Glass gem corn

glass gem corn

This lovely ear of glass gem corn is featured at Seeds Trust. They will begin selling seeds for it in August.

The story of glass gem corn. Seedsman Greg Schoen got the seed from Carl Barnes, a part-Cherokee man, now in his 80's, in Oklahoma. He was Greg's "corn-teacher". Greg was in the process of moving last year and wanted someone else to store and protect some of his seeds. He left samples of several corn varieties, including glass gem. I grew out a small handful this past summer just to see. The rest, as they say is history. I got so excited, I posted a picture on Facebook. We have never seen anything like this. Unfortunately, we did not grow out enough to sell. Look for a small amount for sale starting in August 2011.

Glass gem corm (Via TYWKIWDBI)


  1. There is a difference between selling something this August 2012 and “For Sale August 2011” which did not occur.

  2. I keep looking at it and still can’t believe it’s actually corn. I keep thinking it’s a piece of glass art. Nature’s amazing. Simply beautiful.
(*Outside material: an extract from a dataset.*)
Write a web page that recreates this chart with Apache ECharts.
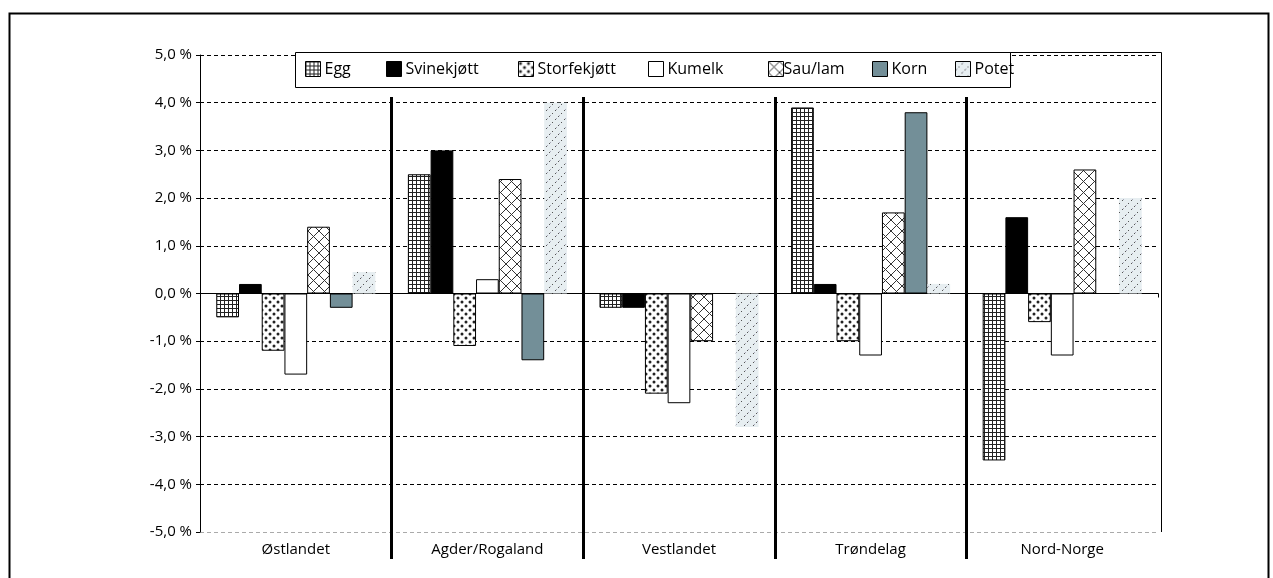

    1. Yeah, I’ve been looking at a lot of Art Nouveau and Arts and Crafts jewelry images over the last couple of days and I thought that this was a detail from a brooch from around 1900.
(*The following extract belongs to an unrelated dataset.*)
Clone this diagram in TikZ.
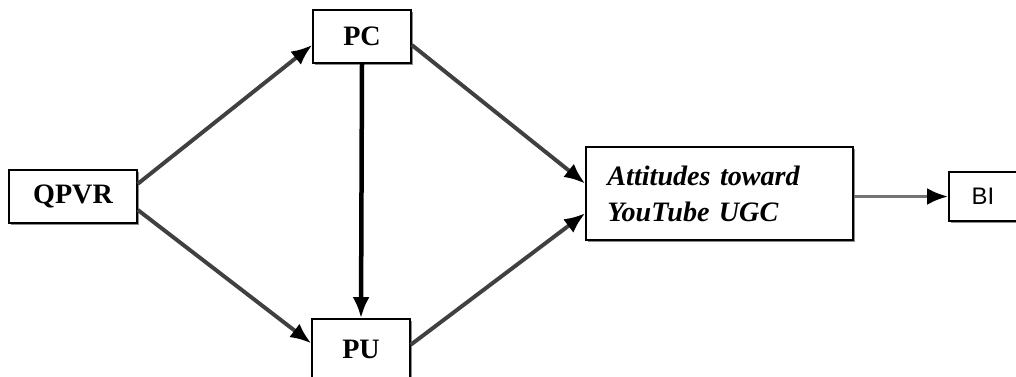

    2.  Well, indeed, we know nothing in particular about how easy it is to grow, how difficult it is to cook, what it actually tastes like, and so on, even if it does look pretty.

      There do seem to be people who mourn the depressing, universal homogeneity of Peaches & Cream as opposed to the wider variety that once was available, though, so perhaps this is a welcome development.

      1.  It may surprise you to learn that some plants are grown entirely for their visual appeal.

  3. I’m feeling kind of skeptical! It looks like glass beads to me. Very pretty though!

  4. That is some awesome looking corn. Where I grew up, the local farmer’s always had a patch of Indian-style corn/maize growing to sell during the autumn.

    I used to think that was the prettiest sort of corn I’d seen. This glass gem strain is freaking awesome. I, too, think it looks like some pricey art glass piece. I’d love to see it in person. Alas, both my thumbs are black. The only kind of plant I can handle is my lawn and even that’s in bad shape.

  5. Many types of bicolor and multicolor corn make better corn-meal than fresh-eating, but you never know! It is really beautiful, if only for ornamental uses.

    1. Same thing as normal, I would guess.

      The kernel pops, the interior fluffs up nice and white, and the exterior is kinda buried under it. You’d not really be able to see it well. Also, popping corn is specifically bred to have appropriate popping attributes, so there’s a rather good chance this stuff can’t pop.

    1. Will it grow in zone 5?  And since it’s listed as a flint corn, can I pop it?

      Lastly, if you have some available in the fall, how would you reccommend seed storage for overwinter in zone 5?

  6. I can’t decide if this is more or less awesome than what I thought it was at first (an ear of corn made of glass gems). It’s still pretty awesome.

  7. It is incredibly beautiful, but how does it taste? Is this a good boiling/steaming/roasting and buttering corn or is it just a decorating corn?

  8. Ummm… did “old Injun Carl” say this was okay to do?  The paragraph says he wanted Greg to keep his seeds, not sprout or grow or sell or disseminate them. I’d love to grow some beautiful corn, don’t get me wrong, but I don’t want it going all Cujo on me.  Half a loaf with a blessing is better than the whole loaf with a curse.